===== EXCERPTED RECORDS

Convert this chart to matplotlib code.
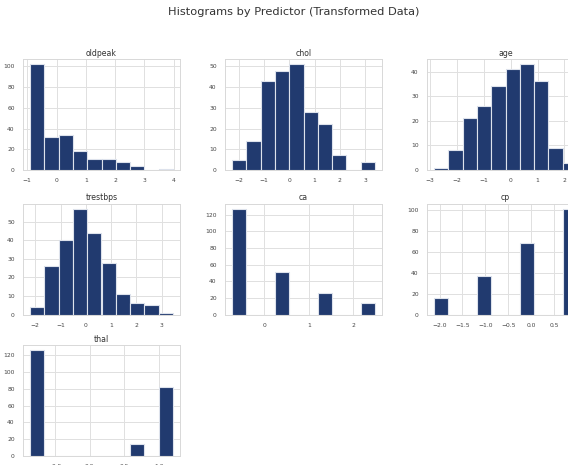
"""Histograms of the transformed heart-disease predictors (cropped screenshot look)."""

import matplotlib.pyplot as plt
import numpy as np
import seaborn as sns
from matplotlib.ticker import MultipleLocator

# --- data: 10-bin histogram counts and the data range each one covers ---
predictors = ["oldpeak", "chol", "age", "trestbps", "ca", "cp", "thal"]

oldpeak_counts = [102, 32, 34, 18, 11, 11, 8, 4, 0, 1]
chol_counts = [5, 14, 43, 48, 51, 28, 22, 7, 0, 4]
age_counts = [1, 8, 21, 26, 34, 41, 43, 36, 9, 3]
trestbps_counts = [4, 26, 40, 57, 44, 28, 11, 6, 5, 1]
ca_counts = [127, 0, 0, 51, 0, 0, 26, 0, 0, 14]
cp_counts = [16, 0, 0, 37, 0, 0, 68, 0, 0, 101]
thal_counts = [126, 0, 0, 0, 0, 0, 0, 14, 0, 82]

oldpeak_range = (-0.90, 3.97)
chol_range = (-2.27, 3.39)
age_range = (-2.84, 2.46)
trestbps_range = (-2.20, 3.44)
ca_range = (-0.73, 2.49)
cp_range = (-2.12, 1.00)
thal_range = (-0.86, 1.20)

counts = [oldpeak_counts, chol_counts, age_counts, trestbps_counts,
          ca_counts, cp_counts, thal_counts]
ranges = [oldpeak_range, chol_range, age_range, trestbps_range,
          ca_range, cp_range, thal_range]
x_steps = [1, 1, 1, 1, 1, 0.5, 0.5]

# --- style ---
sns.set_style("whitegrid")
plt.rcParams["font.family"] = ["DejaVu Sans"]
BAR = "#213a6f"
EDGE = "#dde2ec"

W, H = 568, 465
fig = plt.figure(figsize=(W / 100, H / 100), dpi=100)

# grid of axes in pixels (the right column runs off the canvas, as in the screenshot)
col_left = [23, 225, 427]
row_top = [59, 203.5, 345]
ax_w, ax_h = 157, 111

for i, (name, cnt, rng, step) in enumerate(zip(predictors, counts, ranges, x_steps)):
    r, c = divmod(i, 3)
    left = col_left[c] / W
    bottom = 1 - (row_top[r] + ax_h) / H
    ax = fig.add_axes([left, bottom, ax_w / W, ax_h / H])

    edges = np.linspace(rng[0], rng[1], len(cnt) + 1)
    centers = (edges[:-1] + edges[1:]) / 2
    ax.hist(centers, bins=edges, weights=cnt, color=BAR,
            edgecolor=EDGE, linewidth=0.8)

    ax.xaxis.set_major_locator(MultipleLocator(step))
    ax.set_title(name, fontsize=5.6, color="#333333", pad=2.5)
    ax.tick_params(labelsize=4.3, colors="#444444", pad=2.5)
    ax.grid(color="#e0e0e0", linewidth=0.7)
    for s in ax.spines.values():
        s.set_color("#d8d8d8")
        s.set_linewidth(0.7)

fig.text(294 / W, 1 - 12 / H, "Histograms by Predictor (Transformed Data)",
         ha="center", va="center", fontsize=8.2, color="#333333")

fig.savefig("out.png", dpi=100)
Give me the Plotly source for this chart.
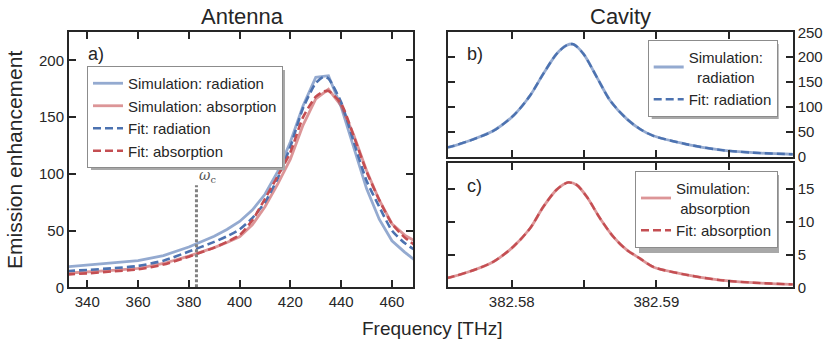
import plotly.graph_objects as go

# ---------------- data ----------------
# Panel a) Antenna
freq_ant = [332, 340, 350, 360, 370, 380, 390, 395, 400, 405, 410, 415, 420, 425, 430, 435, 440, 445, 450, 455, 460, 465, 469]
sim_rad_ant = [18, 19.5, 21, 23.5, 28, 35.5, 45, 51, 58, 68, 82, 102, 128, 160, 185, 186.5, 159, 123, 87, 60, 41, 31, 24]
sim_abs_ant = [12.5, 13.5, 15, 16.7, 21, 27.5, 35, 39.5, 44.5, 55, 71, 91, 113, 143, 166, 174.5, 160, 134, 103, 77, 56, 46, 41]
freq_fit = [332, 340, 350, 360, 370, 380, 390, 395, 400, 405, 410, 415, 420, 425, 430, 433, 435, 440, 445, 450, 455, 460, 465, 469]
fit_rad_ant = [14.3, 15.3, 16.8, 18.8, 23.5, 31.5, 40, 45, 51, 61, 75, 96, 124, 158, 180, 185.5, 184, 163, 128, 94, 71, 50, 39, 33]
fit_abs_ant = [11.3, 12.3, 14, 15.8, 20, 27, 35, 40, 46, 59, 78, 98, 119, 150, 168, 172.5, 173, 162, 133, 102, 77, 56, 44, 37]
omega_c = 383.0
omega_c_top = 90

# Panel b) Cavity radiation
freq_cav_b = [382.5755, 382.57573, 382.57734, 382.57873, 382.58011, 382.58127, 382.58219, 382.58311, 382.58380,
              382.58426, 382.58495, 382.58588, 382.58680, 382.58795, 382.58887, 382.58979, 382.59210,
              382.59440, 382.59671, 382.59936, 382.5996]
rad_cav = [19, 19.7, 35, 52, 82.5, 123, 167, 207, 224, 226, 207, 160, 113, 76, 55.5, 42, 25, 13.6, 8, 4.9, 4.8]

# Panel c) Cavity absorption
freq_cav_c = [382.5755, 382.57573, 382.57734, 382.57873, 382.58011, 382.58127, 382.58219, 382.58311, 382.58391,
              382.58450, 382.58519, 382.58611, 382.58703, 382.58795, 382.58887, 382.58979, 382.59210,
              382.59440, 382.59671, 382.59936, 382.5996]
abs_cav = [1.4, 1.5, 2.6, 3.9, 6.2, 9.0, 12.3, 14.9, 16.0, 15.6, 13.8, 10.5, 7.7, 5.7, 4.4, 3.1, 1.9, 1.1, 0.7, 0.45, 0.44]

ant_ticks = [340, 360, 380, 400, 420, 440, 460]
cav_ticks = [382.58, 382.59]
cav_ticktext = ["382.58", "382.59"]
cav_minor_ticks = [382.585, 382.595]

# ---------------- style ----------------
W, H = 831, 343
FONT = "Liberation Sans, Arial, Helvetica, sans-serif"
INK = "#262626"
BLUE = "#4C72B0"
RED = "#C44E52"
BLUE_L = "rgba(76,114,176,0.6)"
RED_L = "rgba(196,78,82,0.6)"
DASH = "8px,4px"

def px_x(p):
    return p / W

def px_y(p):
    return 1 - p / H

fig = go.Figure()

# panel a
fig.add_trace(go.Scatter(x=freq_ant, y=sim_rad_ant, mode="lines", name="Simulation: radiation",
                         line=dict(color=BLUE_L, width=2.8), xaxis="x", yaxis="y", legend="legend"))
fig.add_trace(go.Scatter(x=freq_ant, y=sim_abs_ant, mode="lines", name="Simulation: absorption",
                         line=dict(color=RED_L, width=2.8), xaxis="x", yaxis="y", legend="legend"))
fig.add_trace(go.Scatter(x=freq_fit, y=fit_rad_ant, mode="lines", name="Fit: radiation",
                         line=dict(color=BLUE, width=2.6, dash=DASH, shape="spline", smoothing=0.6),
                         xaxis="x", yaxis="y", legend="legend"))
fig.add_trace(go.Scatter(x=freq_fit, y=fit_abs_ant, mode="lines", name="Fit: absorption",
                         line=dict(color=RED, width=2.6, dash=DASH, shape="spline", smoothing=0.6),
                         xaxis="x", yaxis="y", legend="legend"))
fig.add_trace(go.Scatter(x=[omega_c, omega_c], y=[0, omega_c_top], mode="lines", showlegend=False,
                         line=dict(color="#808080", width=3, dash="3px,2px"), xaxis="x", yaxis="y"))

# panel b
fig.add_trace(go.Scatter(x=freq_cav_b, y=rad_cav, mode="lines",
                         name="Simulation:<br>\u00a0\u00a0radiation",
                         line=dict(color=BLUE_L, width=2.8, shape="spline", smoothing=0.8),
                         xaxis="x2", yaxis="y2", legend="legend2"))
fig.add_trace(go.Scatter(x=freq_cav_b, y=rad_cav, mode="lines", name="Fit: radiation",
                         line=dict(color=BLUE, width=2.4, dash=DASH, shape="spline", smoothing=0.8),
                         xaxis="x2", yaxis="y2", legend="legend2"))

# panel c
fig.add_trace(go.Scatter(x=freq_cav_c, y=abs_cav, mode="lines",
                         name="Simulation:<br>\u00a0absorption",
                         line=dict(color=RED_L, width=2.8, shape="spline", smoothing=0.8),
                         xaxis="x3", yaxis="y3", legend="legend3"))
fig.add_trace(go.Scatter(x=freq_cav_c, y=abs_cav, mode="lines", name="Fit: absorption",
                         line=dict(color=RED, width=2.4, dash=DASH, shape="spline", smoothing=0.8),
                         xaxis="x3", yaxis="y3", legend="legend3"))

axis_common = dict(showline=True, linewidth=2, linecolor=INK, mirror="ticks", ticks="inside",
                   ticklen=7, tickwidth=2, tickcolor=INK, showgrid=False, zeroline=False,
                   automargin=False,
                   tickfont=dict(family=FONT, size=15, color=INK))
minor_cav = dict(tickvals=cav_minor_ticks, ticks="inside", ticklen=7, tickwidth=2, tickcolor=INK,
                 showgrid=False)

xa_dom = [px_x(69), px_x(413)]
xb_dom = [px_x(447.7), px_x(792.7)]

# legend boxes (reference pixels): left, top, width, height
LEG_A = (87, 66, 194, 100)
LEG_B = (647.7, 40, 127, 75)
LEG_C = (635, 171, 140, 78)

def legend_style(box):
    return dict(x=px_x(box[0]), y=px_y(box[1]), xanchor="left", yanchor="top", bgcolor="white",
                bordercolor="#8c8c8c", borderwidth=1, font=dict(family=FONT, size=15, color=INK),
                tracegroupgap=0)

fig.update_layout(
    template="none",
    width=W, height=H, margin=dict(l=0, r=0, t=0, b=0, pad=0, autoexpand=False),
    paper_bgcolor="white", plot_bgcolor="white",
    font=dict(family=FONT, color=INK),
    hovermode=False,
    xaxis=dict(domain=xa_dom, range=[332.8, 468.3], tickvals=ant_ticks, anchor="y", **axis_common),
    yaxis=dict(domain=[px_y(287.3), px_y(32)], range=[0, 225], tickvals=[0, 50, 100, 150, 200],
               anchor="x", **axis_common),
    xaxis2=dict(domain=xb_dom, range=[382.57557, 382.59943], tickvals=cav_ticks, showticklabels=False,
                minor=minor_cav, anchor="y2", **axis_common),
    yaxis2=dict(domain=[px_y(156.7), px_y(32.3)], range=[0, 250], tickvals=[0, 50, 100, 150, 200, 250],
                side="right", anchor="x2", **axis_common),
    xaxis3=dict(domain=xb_dom, range=[382.57557, 382.59943], tickvals=cav_ticks, ticktext=cav_ticktext,
                minor=minor_cav, anchor="y3", **axis_common),
    yaxis3=dict(domain=[px_y(287.3), px_y(162.7)], range=[0, 19], tickvals=[0, 5, 10, 15],
                side="right", anchor="x3", **axis_common),
    legend=legend_style(LEG_A),
    legend2=legend_style(LEG_B),
    legend3=legend_style(LEG_C),
)

# legend shadows
for (lx, ly, lw, lh) in [LEG_A, LEG_B, LEG_C]:
    fig.add_shape(type="rect", xref="paper", yref="paper",
                  x0=px_x(lx + 4), x1=px_x(lx + lw + 4), y0=px_y(ly + lh + 4), y1=px_y(ly + 4),
                  fillcolor="#a8a8a8", line=dict(width=0), layer="above")

def add_text(text, x, y, size, xanchor="center", yanchor="middle", angle=0, family=FONT, color=INK):
    fig.add_annotation(text=text, x=px_x(x), y=px_y(y), xref="paper", yref="paper", showarrow=False,
                       xanchor=xanchor, yanchor=yanchor, textangle=angle,
                       font=dict(family=family, size=size, color=color))

add_text("Antenna", 242, 16, 22)
add_text("Cavity", 620.5, 16, 22)
add_text("a)", 86, 54, 18, xanchor="left")
add_text("b)", 464.5, 54, 18, xanchor="left")
add_text("c)", 464.5, 185.5, 18, xanchor="left")
add_text("Emission enhancement", 14, 160, 21, angle=-90)
add_text("Frequency [THz]", 431.7, 328, 19)
fig.add_annotation(text="<i>ω</i><sub>c</sub>", x=omega_c, y=omega_c_top, xref="x", yref="y",
                   showarrow=False, xanchor="left", yanchor="bottom", xshift=1, yshift=-2,
                   font=dict(family="DejaVu Serif, Liberation Serif, serif", size=14, color="#555555"))

fig.write_html("out.html", config={"displayModeBar": False, "staticPlot": True},
               post_script="document.body.style.margin='0px';")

==========

__EXERCISE DESCRIPTION__
Repeat only the lines between the start of the data and the line with "edgecolor=EDGE, linewidth=0.8)", including those two lines, and skip the pictures.

__RESULT__
Convert this chart to matplotlib code.
"""Histograms of the transformed heart-disease predictors (cropped screenshot look)."""

import matplotlib.pyplot as plt
import numpy as np
import seaborn as sns
from matplotlib.ticker import MultipleLocator

# --- data: 10-bin histogram counts and the data range each one covers ---
predictors = ["oldpeak", "chol", "age", "trestbps", "ca", "cp", "thal"]

oldpeak_counts = [102, 32, 34, 18, 11, 11, 8, 4, 0, 1]
chol_counts = [5, 14, 43, 48, 51, 28, 22, 7, 0, 4]
age_counts = [1, 8, 21, 26, 34, 41, 43, 36, 9, 3]
trestbps_counts = [4, 26, 40, 57, 44, 28, 11, 6, 5, 1]
ca_counts = [127, 0, 0, 51, 0, 0, 26, 0, 0, 14]
cp_counts = [16, 0, 0, 37, 0, 0, 68, 0, 0, 101]
thal_counts = [126, 0, 0, 0, 0, 0, 0, 14, 0, 82]

oldpeak_range = (-0.90, 3.97)
chol_range = (-2.27, 3.39)
age_range = (-2.84, 2.46)
trestbps_range = (-2.20, 3.44)
ca_range = (-0.73, 2.49)
cp_range = (-2.12, 1.00)
thal_range = (-0.86, 1.20)

counts = [oldpeak_counts, chol_counts, age_counts, trestbps_counts,
          ca_counts, cp_counts, thal_counts]
ranges = [oldpeak_range, chol_range, age_range, trestbps_range,
          ca_range, cp_range, thal_range]
x_steps = [1, 1, 1, 1, 1, 0.5, 0.5]

# --- style ---
sns.set_style("whitegrid")
plt.rcParams["font.family"] = ["DejaVu Sans"]
BAR = "#213a6f"
EDGE = "#dde2ec"

W, H = 568, 465
fig = plt.figure(figsize=(W / 100, H / 100), dpi=100)

# grid of axes in pixels (the right column runs off the canvas, as in the screenshot)
col_left = [23, 225, 427]
row_top = [59, 203.5, 345]
ax_w, ax_h = 157, 111

for i, (name, cnt, rng, step) in enumerate(zip(predictors, counts, ranges, x_steps)):
    r, c = divmod(i, 3)
    left = col_left[c] / W
    bottom = 1 - (row_top[r] + ax_h) / H
    ax = fig.add_axes([left, bottom, ax_w / W, ax_h / H])

    edges = np.linspace(rng[0], rng[1], len(cnt) + 1)
    centers = (edges[:-1] + edges[1:]) / 2
    ax.hist(centers, bins=edges, weights=cnt, color=BAR,
            edgecolor=EDGE, linewidth=0.8)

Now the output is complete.